Using CER to Support the Scientific Method
CER also complements the scientific method by incorporating the critical steps of inquiry: ask a question, collect evidence, and explain results. CER simply adds structure to student reflection and encourages them to think more deeply about the results and their analysis.
Through CER, students move from observing to interpreting, a key switch that makes students true scientific thinkers.
A strong reasoning statement is the glue that connects the claim and the evidence to real science. Here is the chance for students to apply class concepts, reference vocabulary, and tie it all back to scientific laws and theories. Deeper exploration pushes students to synthesize, not just repeat back to you the latest scientific rule they learned. When students can see these laws at play and start making connections on their own, you know they are truly learning.
Building Better Thinkers With CER Lessons
Students who engage with CER regularly become more independent and thoughtful learners. Instead of waiting for the right answer or for someone else to tell them, they begin building their own conclusions through logic and data.
And let me tell you, that mindshift is huge! Over time, it builds not just better writers, but better scientists, thinkers, and citizens.
Better yet, don’t just limit CER to lab reports. It works like a charm in project-based learning, where students can explore a real-world problem, gather information, and propose solutions. Incorporate CER into STEM challenges, environmental investigations, or even design tasks. Focus on students presenting their findings with claims, textual evidence, and reasoning that explains the science behind their conclusions.

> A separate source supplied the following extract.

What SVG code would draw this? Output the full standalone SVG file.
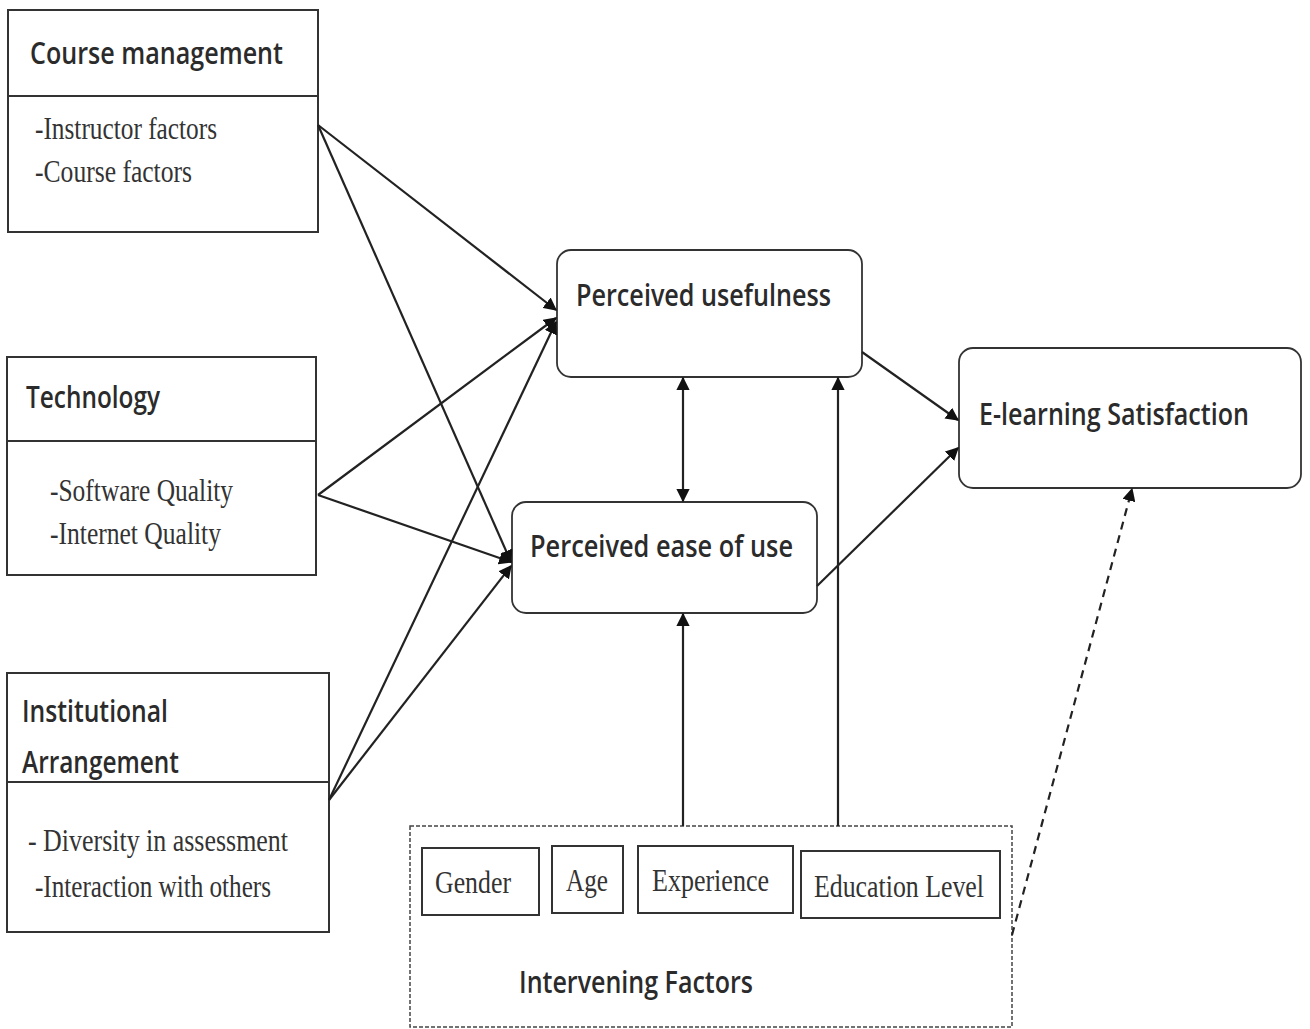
<svg xmlns="http://www.w3.org/2000/svg" width="1310" height="1029" viewBox="0 0 1310 1029">
<style>
.box{fill:#fff;stroke:#333;stroke-width:2}
.rbox{fill:#fff;stroke:#333;stroke-width:1.8}
.h{font-family:"Open Sans","Liberation Sans",sans-serif;font-size:31px;font-weight:600;fill:#2b2b2b}
.b{font-family:"Liberation Serif",serif;font-size:32px;fill:#333}
.c{fill:none;stroke:#222;stroke-width:2.2}
.d{fill:none;stroke:#222;stroke-width:2.2;stroke-dasharray:8 6}
</style>
<defs>
<marker id="ah" viewBox="0 0 10 10" refX="9" refY="5" markerWidth="6" markerHeight="6" orient="auto-start-reverse" markerUnits="strokeWidth">
<path d="M0,0 L10,5 L0,10 z" fill="#111"/>
</marker>
</defs>
<rect width="1310" height="1029" fill="#fff"/>
<g id="course-management">
<rect class="box" x="8" y="10" width="310" height="222"/>
<line class="box" x1="8" y1="96" x2="318" y2="96"/>
<text class="h" x="30" y="64" textLength="253" lengthAdjust="spacingAndGlyphs">Course management</text>
<text class="b" x="35" y="139" textLength="182" lengthAdjust="spacingAndGlyphs">-Instructor factors</text>
<text class="b" x="35" y="182" textLength="157" lengthAdjust="spacingAndGlyphs">-Course factors</text>
</g>
<g id="technology">
<rect class="box" x="7" y="357" width="309" height="218"/>
<line class="box" x1="7" y1="441" x2="316" y2="441"/>
<text class="h" x="26" y="408" textLength="134" lengthAdjust="spacingAndGlyphs">Technology</text>
<text class="b" x="50" y="501" textLength="183" lengthAdjust="spacingAndGlyphs">-Software Quality</text>
<text class="b" x="50" y="544" textLength="171" lengthAdjust="spacingAndGlyphs">-Internet Quality</text>
</g>
<g id="institutional-arrangement">
<rect class="box" x="7" y="673" width="322" height="259"/>
<line class="box" x1="7" y1="782" x2="329" y2="782"/>
<text class="h" x="22" y="722" textLength="146" lengthAdjust="spacingAndGlyphs">Institutional</text>
<text class="h" x="22" y="773" textLength="157" lengthAdjust="spacingAndGlyphs">Arrangement</text>
<text class="b" x="28" y="851" textLength="260" lengthAdjust="spacingAndGlyphs">- Diversity in assessment</text>
<text class="b" x="35" y="897" textLength="236" lengthAdjust="spacingAndGlyphs">-Interaction with others</text>
</g>
<g id="perceived-usefulness">
<rect class="rbox" x="557" y="250" width="305" height="127" rx="14"/>
<text class="h" x="576" y="306" textLength="255" lengthAdjust="spacingAndGlyphs">Perceived usefulness</text>
</g>
<g id="perceived-ease-of-use">
<rect class="rbox" x="512" y="502" width="305" height="111" rx="14"/>
<text class="h" x="530" y="557" textLength="263" lengthAdjust="spacingAndGlyphs">Perceived ease of use</text>
</g>
<g id="e-learning-satisfaction">
<rect class="rbox" x="959" y="348" width="342" height="140" rx="14"/>
<text class="h" x="979" y="425" textLength="270" lengthAdjust="spacingAndGlyphs">E-learning Satisfaction</text>
</g>
<g id="intervening-factors">
<rect x="410" y="826" width="602" height="201" fill="#fff" stroke="#444" stroke-width="1.5" stroke-dasharray="4 2"/>
<rect class="box" x="422" y="848" width="117" height="67"/>
<text class="b" x="435" y="893" textLength="76" lengthAdjust="spacingAndGlyphs">Gender</text>
<rect class="box" x="552" y="846" width="71" height="67"/>
<text class="b" x="566" y="891" textLength="42" lengthAdjust="spacingAndGlyphs">Age</text>
<rect class="box" x="638" y="846" width="155" height="67"/>
<text class="b" x="652" y="891" textLength="117" lengthAdjust="spacingAndGlyphs">Experience</text>
<rect class="box" x="801" y="851" width="199" height="67" stroke="#555"/>
<text class="b" x="814" y="897" textLength="170" lengthAdjust="spacingAndGlyphs">Education Level</text>
<text class="h" x="519" y="993" textLength="234" lengthAdjust="spacingAndGlyphs">Intervening Factors</text>
</g>
<g id="connectors">
<line class="c" x1="318" y1="125" x2="556" y2="310" marker-end="url(#ah)"/>
<line class="c" x1="318" y1="125" x2="511" y2="562" marker-end="url(#ah)"/>
<line class="c" x1="318" y1="495" x2="556" y2="318" marker-end="url(#ah)"/>
<line class="c" x1="318" y1="495" x2="511" y2="562" marker-end="url(#ah)"/>
<line class="c" x1="329" y1="800" x2="556" y2="322" marker-end="url(#ah)"/>
<line class="c" x1="329" y1="800" x2="511" y2="566" marker-end="url(#ah)"/>
<line class="c" x1="683" y1="378" x2="683" y2="501" marker-start="url(#ah)" marker-end="url(#ah)"/>
<line class="c" x1="862" y1="352" x2="958" y2="420" marker-end="url(#ah)"/>
<line class="c" x1="817" y1="586" x2="958" y2="448" marker-end="url(#ah)"/>
<line class="c" x1="683" y1="826" x2="683" y2="614" marker-end="url(#ah)"/>
<line class="c" x1="838" y1="826" x2="838" y2="378" marker-end="url(#ah)"/>
<line class="d" x1="1012" y1="935" x2="1132" y2="489" marker-end="url(#ah)"/>
</g>
</svg>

Cross-Curricular Connections With CER
I’ve been saying it all along but I’ll say it again: CER doesn’t just benefit science! It can belong in every subject and grade. In ELA, students already learn to support claims with textual evidence. During social studies, they analyze sources (evidence) and write arguments. The structure of CER mirrors and strengthens what they do in other subjects, just with different content.
By collaborating with other subjects, you can help students internalize CER into their everyday thinking process. They can see it’s a universal academic tool and not just a science writing trick.
One of the best aspects of CER is that it teaches students to organize and articulate complex ideas. Over time, this improves more than just their writing. It improves their speaking, presenting, and . Whether answering a constructed response or explaining their thinking in a discussion, students who’ve practiced CER will feel more prepared and confident.
Tips to Improve CER Writing Over Time
Your students won’t be CER experts after one experiment. Start small. Break it into pieces. Model each step and provide them with sentence starters and examples. Give them time to think out loud or discuss with a partner.
Also consider the power of color-coding, anchor charts, and sample paragraphs. Let students practice giving and receiving feedback. Each time, they’ll get better and quicker.
But most importantly? Make CER routine. If students know that their CER explanations will be written at the end of a lesson, they’ll be looking out for the claims, evidence, and reasoning they can write about during the entire lesson. The more they engage with it, the more natural it will become.
It doesn’t have to be a full essay or research report every time. CER can be short and focused. Practice it as an exit ticket or a reflection task to keep it simple and low-pressure. If students can do it in the low-stakes situations, they will feel more prepared to take on the bigger tasks.
Turn CER Into a Launchpad for Scientific Thinking
CER is more than writing better paragraphs. It’s about building a better mindset. Asking questions, gathering data, and explaining thinking are essential elements to critical thinking and life-long learning. Whether you’re using Mission.io, designing your own lesson, or doing age-old classic experiments, embedding CER daily into class transforms lessons from passive to powerful.
With time and practice, students won’t just survive in science class — they’ll thrive in it.